KNOXVILLE, Tenn. (WATE) – A Florida family headed for safety faced another risk beyond the hurricane. Their son can’t stay at a shelter because of his health.
Thanks to relatives in Knoxville, they have a safe place to stay, but they need to get back home to the Tampa/St. Petersburg area as soon as possible to take their child back to the doctor for a new round of treatment.
Jayden Langan, 13, came from Florida to Tennessee with his family to escape Irma. Now he plays catch with his brother Billy in their grandmother’s backyard in West Knoxville to pass the time before he can go home.
Their dad Will brought them and the rest of the family here early Saturday after the evacuation order for Pinellas County.
They were part of the exodus from Florida stuck on the interstate for hours upon hours.
“It’s normally about a ten hour drive – took us about 22 hours,” said Will Langan. “After talking about it, with their parents, with my kids’ mom, finally decided it would just be best for us all to go.”
A large part of his fatherly concern was for Jayden’s well being.
“I was scared to death of him making this long trip,” said Langan. “He’s supposed to be wearing a mask everywhere he goes but sometimes it’s hard to get him to put the mask on.”
Jayden was worried too, but not about himself.
“I’m more worried about my family,” said Jayden. “There’s a reason we had to come here. Because I don’t think if we stayed in Florida, I think that we wouldn’t have our lives anymore.”
Jayden knows what it’s like to appreciate life even at his young age. He had to have a heart transplant had a heart transplant when he was a baby. A tiny donor heart was rushed through the halls of All Children’s Hospital in St. Petersburg in 2004. A local television station followed his seven hour operation.
Jayden did pretty well for the next several years. Being an avid sports lover, Jayden got to throw the first pitch at the Tampa Bay Rays game when he was five thanks to the Make a Wish Foundation. But then at age nine, Jayden was rushed to the hospital. He was a sick little boy. His body was rejecting his transplanted heart, but doctors managed to turn things around.

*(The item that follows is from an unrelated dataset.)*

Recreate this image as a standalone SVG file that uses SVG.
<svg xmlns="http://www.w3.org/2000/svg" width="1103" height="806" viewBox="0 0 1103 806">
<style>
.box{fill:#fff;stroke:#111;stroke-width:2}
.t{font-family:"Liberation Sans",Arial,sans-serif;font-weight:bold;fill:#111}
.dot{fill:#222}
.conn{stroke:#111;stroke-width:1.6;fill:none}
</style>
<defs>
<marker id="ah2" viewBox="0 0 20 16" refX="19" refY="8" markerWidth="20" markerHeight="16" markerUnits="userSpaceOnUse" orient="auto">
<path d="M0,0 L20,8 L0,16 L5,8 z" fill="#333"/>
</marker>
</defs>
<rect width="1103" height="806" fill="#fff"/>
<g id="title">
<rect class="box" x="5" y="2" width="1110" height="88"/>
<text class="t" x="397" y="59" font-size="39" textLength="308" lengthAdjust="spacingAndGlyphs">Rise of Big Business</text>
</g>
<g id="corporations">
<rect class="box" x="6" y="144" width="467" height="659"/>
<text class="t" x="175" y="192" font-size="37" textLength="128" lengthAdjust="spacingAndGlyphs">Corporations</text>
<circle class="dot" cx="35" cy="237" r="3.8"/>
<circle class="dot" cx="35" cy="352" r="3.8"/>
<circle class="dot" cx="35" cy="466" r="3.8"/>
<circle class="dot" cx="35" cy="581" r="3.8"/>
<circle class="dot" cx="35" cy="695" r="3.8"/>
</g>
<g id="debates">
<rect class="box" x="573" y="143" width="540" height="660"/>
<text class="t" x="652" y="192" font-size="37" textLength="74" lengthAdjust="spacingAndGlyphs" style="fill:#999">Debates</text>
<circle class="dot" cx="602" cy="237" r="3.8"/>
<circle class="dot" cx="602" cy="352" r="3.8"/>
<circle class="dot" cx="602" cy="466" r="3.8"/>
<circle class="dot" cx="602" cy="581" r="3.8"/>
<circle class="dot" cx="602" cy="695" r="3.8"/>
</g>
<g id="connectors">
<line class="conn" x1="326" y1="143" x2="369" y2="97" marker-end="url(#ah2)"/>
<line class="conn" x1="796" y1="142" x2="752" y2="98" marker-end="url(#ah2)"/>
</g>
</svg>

The trek to Knoxville has put Jayden behind on treatments for new rounds of immunotherapy back at home. His dad hopes to get back on the road as soon as he knows their home is in good shape.
Jayden is anxious to get back to his regular routine and sends a message of strength to his fellow Floridians far from home: “Be safe, stay on their feet.”
The evacuation order was lifted on Monday, but the family is still trying to find out how much damage was done to their home and if the power is back on. Jayden needs electricity because of his home nebulizer treatments to keep his airways open.